Rollins est maintenant un vétéran du stand-up. Depuis les années 80 qu’il monte sur scène pour porter un regard tant sur la musique, le star-system, la politique américaine que sur ses nombreux voyages au caractère idéaliste. Militant dans l’âme, ce colosse au coeur tendre de 51 ans cherche à éveiller la collectivité aux grandes questions qui le préoccupent. Il cherche aussi à montrer à ses compatriotes américains que de s’ouvrir aux autres et d’être critique est essentiel. Intitulé The Long March, son nouveau spectacle est en droite ligne avec cette perception.
"Ce spectacle est pour moi l’occasion de revenir sur certains voyages que j’ai faits et de montrer où j’en suis dans mes réflexions politiques. Lorsque je suis aux États-Unis, je me permets de critiquer certains personnages politiques de la droite américaine. Ailleurs, que ce soit en Australie, en Allemagne ou chez vous au Québec, je m’y prends autrement, mais je reste tout aussi critique envers la politique de mon pays. Je fonde beaucoup d’espoir sur l’individu. Peu importe sa nationalité, je suis sûr qu’il y a un moyen d’en appeler à son intelligence."

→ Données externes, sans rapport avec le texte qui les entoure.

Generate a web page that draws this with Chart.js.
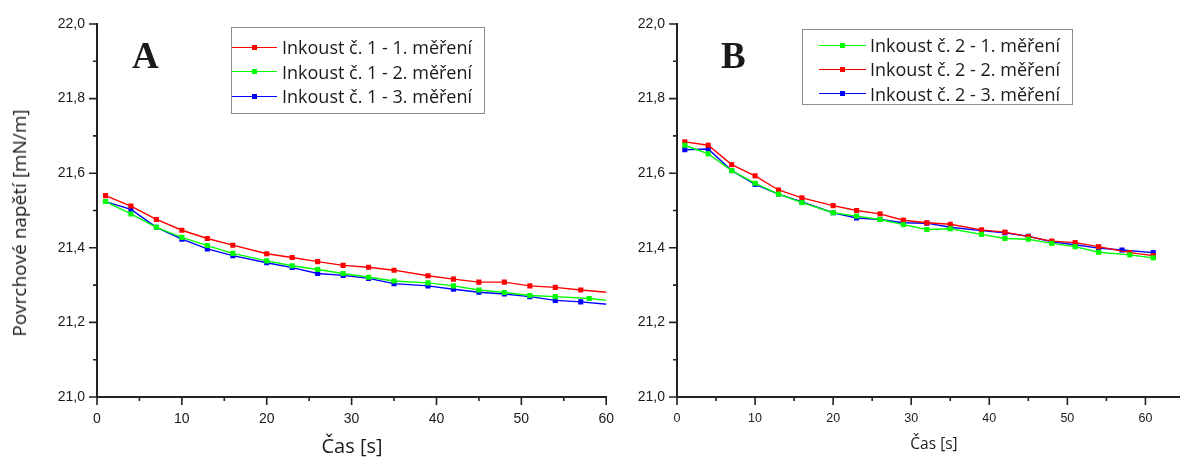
<!DOCTYPE html>
<html>
<head>
<meta charset="utf-8">
<script src="https://cdn.jsdelivr.net/npm/chart.js@4.4.1/dist/chart.umd.min.js"></script>
<style>
html, body { margin: 0; padding: 0; background: #fff; overflow: hidden; }
body { width: 1183px; height: 457px; position: relative; font-family: "Open Sans", sans-serif; color: #1a1a1a; }
canvas { display: block; position: absolute; top: 0; }
.legend { position: absolute; border: 1px solid #8c8c8c; background: #fff; box-sizing: border-box; }
.row { position: absolute; left: 0; right: 0; height: 24px; }
.row .ln { position: absolute; top: 11.5px; height: 1.4px; }
.row .mk { position: absolute; top: 9.5px; width: 5px; height: 5px; }
.row .tx { position: absolute; top: 0; line-height: 24px; font-size: 18px; white-space: nowrap; }
.panel { position: absolute; font-family: "Liberation Serif", "Times New Roman", serif; font-weight: bold; font-size: 37px; line-height: 1; }
.title { position: absolute; white-space: nowrap; transform: translate(-50%, -50%); }
</style>
</head>
<body>
<canvas id="chartA" width="620" height="457" style="left:0"></canvas>
<canvas id="chartB" width="563" height="457" style="left:620px"></canvas>

<div class="panel" style="left:132px;top:37px">A</div>
<div class="panel" style="left:721px;top:37px">B</div>

<div class="title" style="left:19px;top:223px;font-size:19px;transform:translate(-50%,-50%) rotate(-90deg)">Povrchové napětí [mN/m]</div>
<div class="title" style="left:352px;top:445px;font-size:20px">Čas [s]</div>
<div class="title" style="left:934px;top:443px;font-size:15.5px">Čas [s]</div>

<div id="legendA" class="legend" style="left:231px;top:27px;width:254px;height:87px"></div>
<div id="legendB" class="legend" style="left:802px;top:29px;width:271px;height:76px"></div>

<script>
// panel A - ink no. 1
const labelsA = ["Inkoust č. 1 - 1. měření", "Inkoust č. 1 - 2. měření", "Inkoust č. 1 - 3. měření"];
const colorsA = ["#ff0000", "#00ff00", "#0000ff"];
const timeA1 = [1, 4, 7, 10, 13, 16, 20, 23, 26, 29, 32, 35, 39, 42, 45, 48, 51, 54, 57, 61];
const timeA2 = [1, 4, 7, 10, 13, 16, 20, 23, 26, 29, 32, 35, 39, 42, 45, 48, 51, 54, 58, 61];
const timeA3 = [1, 4, 7, 10, 13, 16, 20, 23, 26, 29, 32, 35, 39, 42, 45, 48, 51, 54, 57, 61];
const valuesA1 = [21.540, 21.512, 21.476, 21.447, 21.425, 21.407, 21.384, 21.374, 21.363, 21.353, 21.348, 21.340, 21.325, 21.316, 21.308, 21.308, 21.298, 21.294, 21.287, 21.279];
const valuesA2 = [21.524, 21.491, 21.455, 21.428, 21.406, 21.385, 21.365, 21.352, 21.342, 21.331, 21.321, 21.311, 21.306, 21.298, 21.287, 21.280, 21.272, 21.269, 21.264, 21.257];
const valuesA3 = [21.524, 21.503, 21.455, 21.423, 21.397, 21.379, 21.360, 21.347, 21.331, 21.326, 21.318, 21.304, 21.298, 21.289, 21.281, 21.276, 21.269, 21.259, 21.255, 21.247];

// panel B - ink no. 2
const labelsB = ["Inkoust č. 2 - 1. měření", "Inkoust č. 2 - 2. měření", "Inkoust č. 2 - 3. měření"];
const colorsB = ["#00ff00", "#ff0000", "#0000ff"];
const timeB1 = [1, 4, 7, 10, 13, 16, 20, 23, 26, 29, 32, 35, 39, 42, 45, 48, 51, 54, 58, 61];
const timeB2 = [1, 4, 7, 10, 13, 16, 20, 23, 26, 29, 32, 35, 39, 42, 45, 48, 51, 54, 58, 61];
const timeB3 = [1, 4, 7, 10, 13, 16, 20, 23, 26, 29, 32, 35, 39, 42, 45, 48, 51, 54, 57, 61];
const valuesB1 = [21.675, 21.652, 21.607, 21.573, 21.544, 21.521, 21.494, 21.485, 21.476, 21.462, 21.449, 21.451, 21.436, 21.425, 21.423, 21.412, 21.403, 21.388, 21.381, 21.373];
const valuesB2 = [21.684, 21.675, 21.623, 21.593, 21.555, 21.534, 21.513, 21.500, 21.491, 21.474, 21.467, 21.463, 21.448, 21.442, 21.430, 21.418, 21.414, 21.403, 21.387, 21.379];
const valuesB3 = [21.663, 21.665, 21.607, 21.570, 21.544, 21.523, 21.494, 21.480, 21.476, 21.467, 21.466, 21.455, 21.446, 21.440, 21.431, 21.416, 21.408, 21.399, 21.394, 21.387];

const yTicks = ["21,0", "21,2", "21,4", "21,6", "21,8", "22,0"];

const makeDataset = (label, color, times, values) => ({
    label: label,
    data: times.map((t, i) => ({ x: t, y: values[i] })),
    borderColor: color,
    backgroundColor: color,
    borderWidth: 1.4,
    pointStyle: "rect",
    pointRadius: 3.6,
    pointBorderWidth: 0,
    clip: 0
});

// short minor ticks, long major ticks, drawn on the scales
const tickMarks = {
    id: "tickMarks",
    afterDraw(chart) {
        const ctx = chart.ctx;
        const xs = chart.scales.x, ys = chart.scales.y;
        ctx.save();
        ctx.strokeStyle = "#222";
        ctx.lineWidth = 1.6;
        ctx.beginPath();
        xs.ticks.forEach(t => {
            const px = xs.getPixelForValue(t.value);
            const len = t.label !== "" ? 8 : 4;
            ctx.moveTo(px, xs.top);
            ctx.lineTo(px, xs.top + len);
        });
        ys.ticks.forEach(t => {
            const py = ys.getPixelForValue(t.value);
            const len = t.label !== "" ? 8 : 4;
            ctx.moveTo(ys.right, py);
            ctx.lineTo(ys.right - len, py);
        });
        ctx.stroke();
        ctx.restore();
    }
};

const makeOptions = (xMax, yWidth, xFont, padRight) => ({
    responsive: false,
    animation: false,
    devicePixelRatio: 1,
    layout: { padding: { top: 24, right: padRight, left: 0, bottom: 0 } },
    plugins: { legend: { display: false }, tooltip: { enabled: false } },
    scales: {
        x: {
            type: "linear",
            min: 0,
            max: xMax,
            grid: { drawOnChartArea: false, tickLength: 8, tickColor: "rgba(0,0,0,0)" },
            border: { color: "#222", width: 2 },
            ticks: {
                stepSize: 5,
                includeBounds: false,
                padding: 6,
                color: "#1a1a1a",
                font: { family: "'Liberation Sans', Arial", size: xFont },
                maxRotation: 0,
                autoSkip: false,
                callback: v => (Math.round(v) % 10 === 0 ? String(Math.round(v)) : "")
            },
            afterBuildTicks: scale => {
                scale.ticks = scale.ticks.filter(t => Math.abs(t.value / 5 - Math.round(t.value / 5)) < 1e-6);
            },
            afterFit: scale => { scale.height = 60; }
        },
        y: {
            min: 21,
            max: 22,
            grid: { drawOnChartArea: false, tickLength: 8, tickColor: "rgba(0,0,0,0)" },
            border: { color: "#222", width: 2 },
            ticks: {
                stepSize: 0.1,
                padding: 4,
                color: "#1a1a1a",
                autoSkip: false,
                font: { family: "'Liberation Sans', Arial", size: 14 },
                callback: v => {
                    const k = Math.round(v * 10);
                    return k % 2 === 0 ? yTicks[(k - 210) / 2] : "";
                }
            },
            afterFit: scale => { scale.width = yWidth; }
        }
    }
});

const buildLegend = (el, labels, colors, rowTop, rowGap, lineLeft, lineWidth, textLeft) => {
    labels.forEach((label, i) => {
        const row = document.createElement("div");
        row.className = "row";
        row.style.top = (rowTop + i * rowGap) + "px";
        row.innerHTML =
            '<span class="ln" style="left:' + lineLeft + 'px;width:' + lineWidth + 'px;background:' + colors[i] + '"></span>' +
            '<span class="mk" style="left:' + (lineLeft + lineWidth / 2 - 2.5) + 'px;background:' + colors[i] + '"></span>' +
            '<span class="tx" style="left:' + textLeft + 'px">' + label + '</span>';
        el.appendChild(row);
    });
};

new Chart(document.getElementById("chartA"), {
    type: "line",
    data: {
        datasets: [
            makeDataset(labelsA[0], colorsA[0], timeA1, valuesA1),
            makeDataset(labelsA[1], colorsA[1], timeA2, valuesA2),
            makeDataset(labelsA[2], colorsA[2], timeA3, valuesA3)
        ]
    },
    options: makeOptions(60, 97, 14, 11),
    plugins: [tickMarks]
});

new Chart(document.getElementById("chartB"), {
    type: "line",
    data: {
        datasets: [
            makeDataset(labelsB[0], colorsB[0], timeB1, valuesB1),
            makeDataset(labelsB[1], colorsB[1], timeB2, valuesB2),
            makeDataset(labelsB[2], colorsB[2], timeB3, valuesB3)
        ]
    },
    options: makeOptions(64.3, 57, 12.5, 0),
    plugins: [tickMarks]
});

buildLegend(document.getElementById("legendA"), labelsA, colorsA, 7, 24.5, 0, 45, 50);
buildLegend(document.getElementById("legendB"), labelsB, colorsB, 3, 24.3, 16, 47, 67);
</script>
</body>
</html>
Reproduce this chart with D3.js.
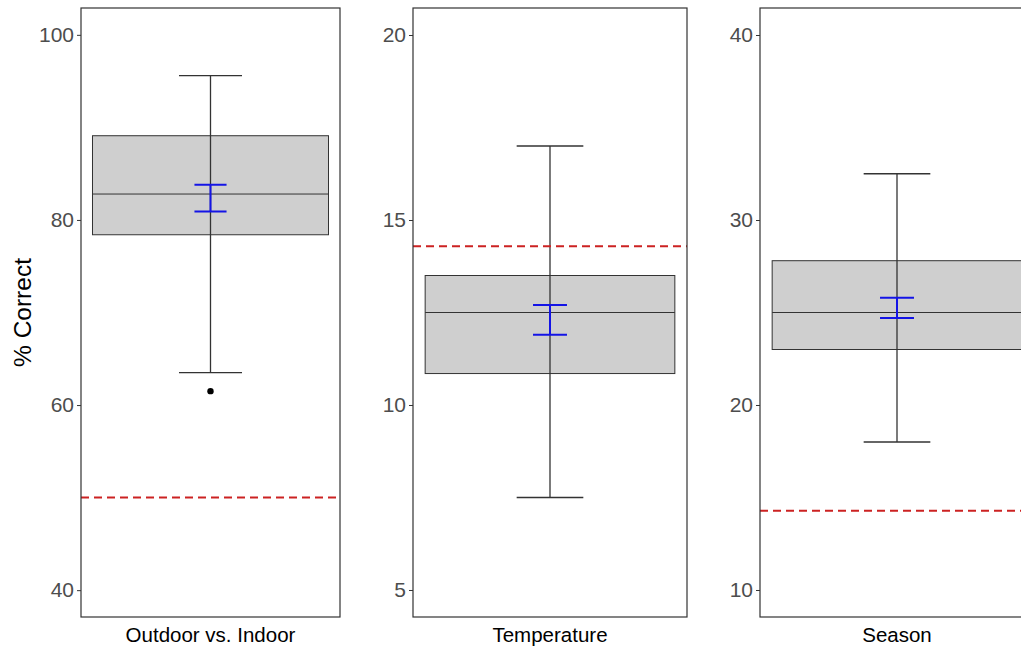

Son travail de recherche ressemble beaucoup à celui d’un journaliste. L’artiste collecte les témoignages sur le terrain et met à rude épreuve sa propre mentalité américaine assommée par les médias de masse. Très dur à l’égard de la paresse intellectuelle, il tente de répondre à des questions en visitant la Corée du Nord et l’Iran, par exemple. Deux destinations peu prisées des Américains. "En effet, ce n’est pas la norme! Mais lorsque tu es préparé pour ces voyages, il n’y a pas de problème. Personne ne peut vraiment savoir ce qui se passe au sein de la population nord-coréenne. Tu constates plutôt comment ce gouvernement fonctionne. Par contre, en Iran, les contacts humains sont plus fréquents et tu peux parler avec les gens librement. Mais quand je leur pose des questions, je suis conscient qu’il faut que je fasse attention. Je ne veux pas insulter qui que ce soit, encore moins porter un jugement sur leur culture. Et je ne veux pas placer ces personnes dans des situations délicates. On ne peut pas tout comprendre, mais au moins il y aura eu un dialogue."
Rollins étant toujours au fait de l’actualité, même le conflit étudiant au Québec a piqué sa curiosité. "Un journaliste canadien m’a dit que les étudiants québécois n’étaient que des enfants gâtés. C’était son opinion, et j’ai trouvé ça dommage. Selon moi, si vos jeunes ne sortent pas dans la rue, vous aurez ce qu’on a aux États-Unis: un pays pollué, rempli d’obèses et sans instruction. Ce sont des racistes, pas tous bien sûr. Ce sont des homophobes, pas tous. Ils sont misogynes, pas mal tous, malheureusement. C’est un pays qui dit oui à la guerre… Mon pays est rempli d’êtres humains qui se bourrent la gueule de McDonald’s, qui se foutent de leur santé et qui ne vont pas voter. Chez vous, vos jeunes sont dans la rue pour défendre l’éducation, c’est ce que j’ai compris. Vous devriez être fiers d’eux." Parole de Rollins.